Song by Trippie Redd featuring Juice Wrld and YNW Melly

from the album A Love Letter to You 4
- Released: November 22, 2019
- Recorded: 2019
- Length: 3:19
- Label: TenThousand
- Songwriters: Michael White IV; Jarad Higgins; Jamell Demons; Nicholas Mira; Danny Snodgrass Jr.;
- Producers: Nick Mira; Taz Taylor;

= 6 Kiss (song) =

2019 song by Trippie Redd featuring Juice Wrld and YNW Melly

"6 Kiss" is a song by American rapper Trippie Redd featuring fellow American rappers Juice Wrld and YNW Melly. It was released from as a track from the former's fourth commercial mixtape A Love Letter to You 4 on November 22, 2019. The song was written alongside producers Nick Mira and Taz Taylor. It was also the last song by Juice Wrld to be released within his lifetime, as he died of a drug overdose less than a month after the song's release.

==Composition==
The song features a "slow-paced" beat. It opens with crooning from Juice Wrld, who sings the first verse. The next two verses are performed by YNW Melly and Trippie Redd respectively.

==Critical reception==
Alex Zidel of HotNewHipHop praised the song, writing, "This is one of the better songs from Redd's new album and, to be completely honest, it might be one of the smoothest cuts he's ever released."

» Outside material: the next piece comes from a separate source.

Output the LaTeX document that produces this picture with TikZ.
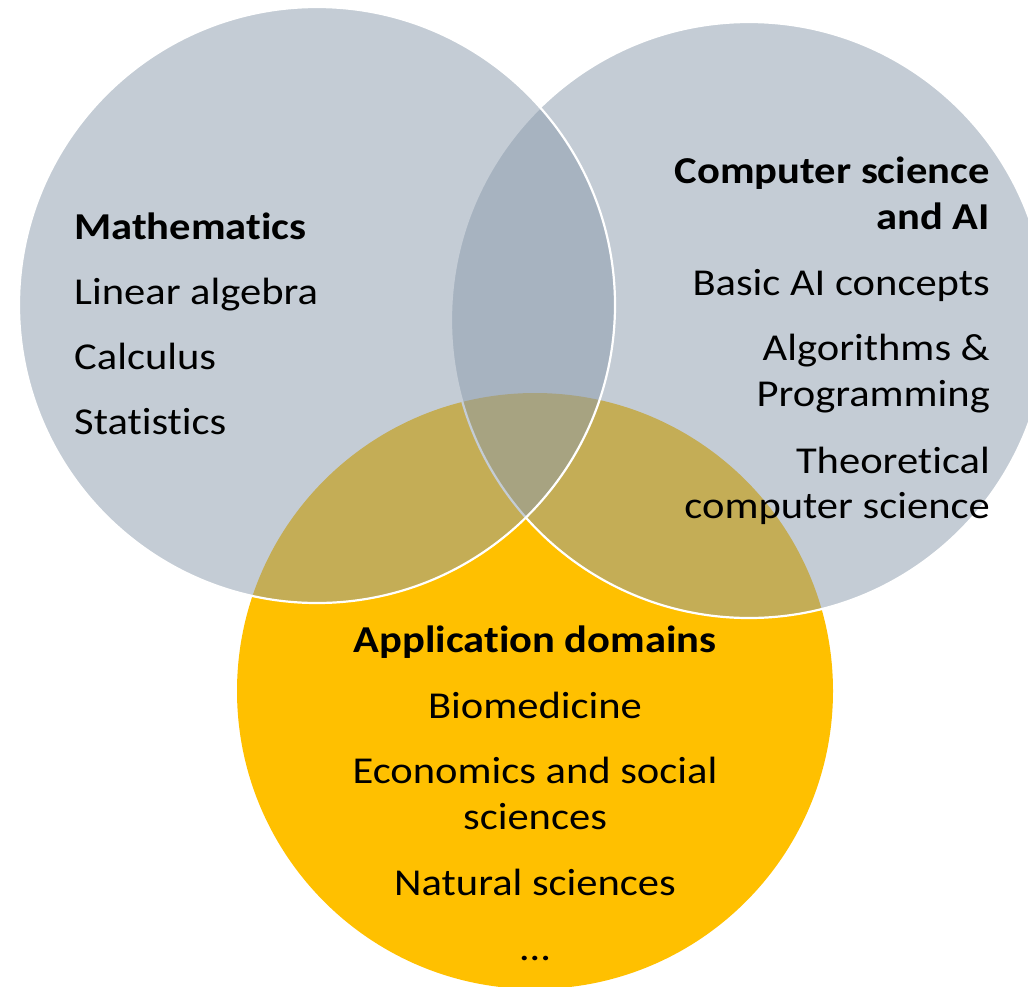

Ryan Feyre of RapReviews gave a critical review of the song, describing it as one which Trippie Redd is "less enjoyable" and calling it "awkward". He went on to write, "Juice WRLD and YNW Melly do their best to illustrate the "666" life without first taking into account the implications for what they're saying. It's especially cringe-worthy when the one who's incarcerated is still talking about murder. The whole thing is a weird tonal switch-up that feels like a throwaway."

==Charts==

| Chart (2019) | Peak position |
|---|---|
| Canada Hot 100 (Billboard) | 64 |
| Ireland (IRMA) | 97 |
| New Zealand Hot Singles (RMNZ) | 15 |
| US Billboard Hot 100 | 60 |
| US Hot R&B/Hip-Hop Songs (Billboard) | 28 |

==Certifications==

| Region | Certification | Certified units/sales |
| Canada (Music Canada) | Gold | 40,000^{‡} |
| United States (RIAA) | Platinum | 1,000,000^{‡} |
^{‡} Sales+streaming figures based on certification alone.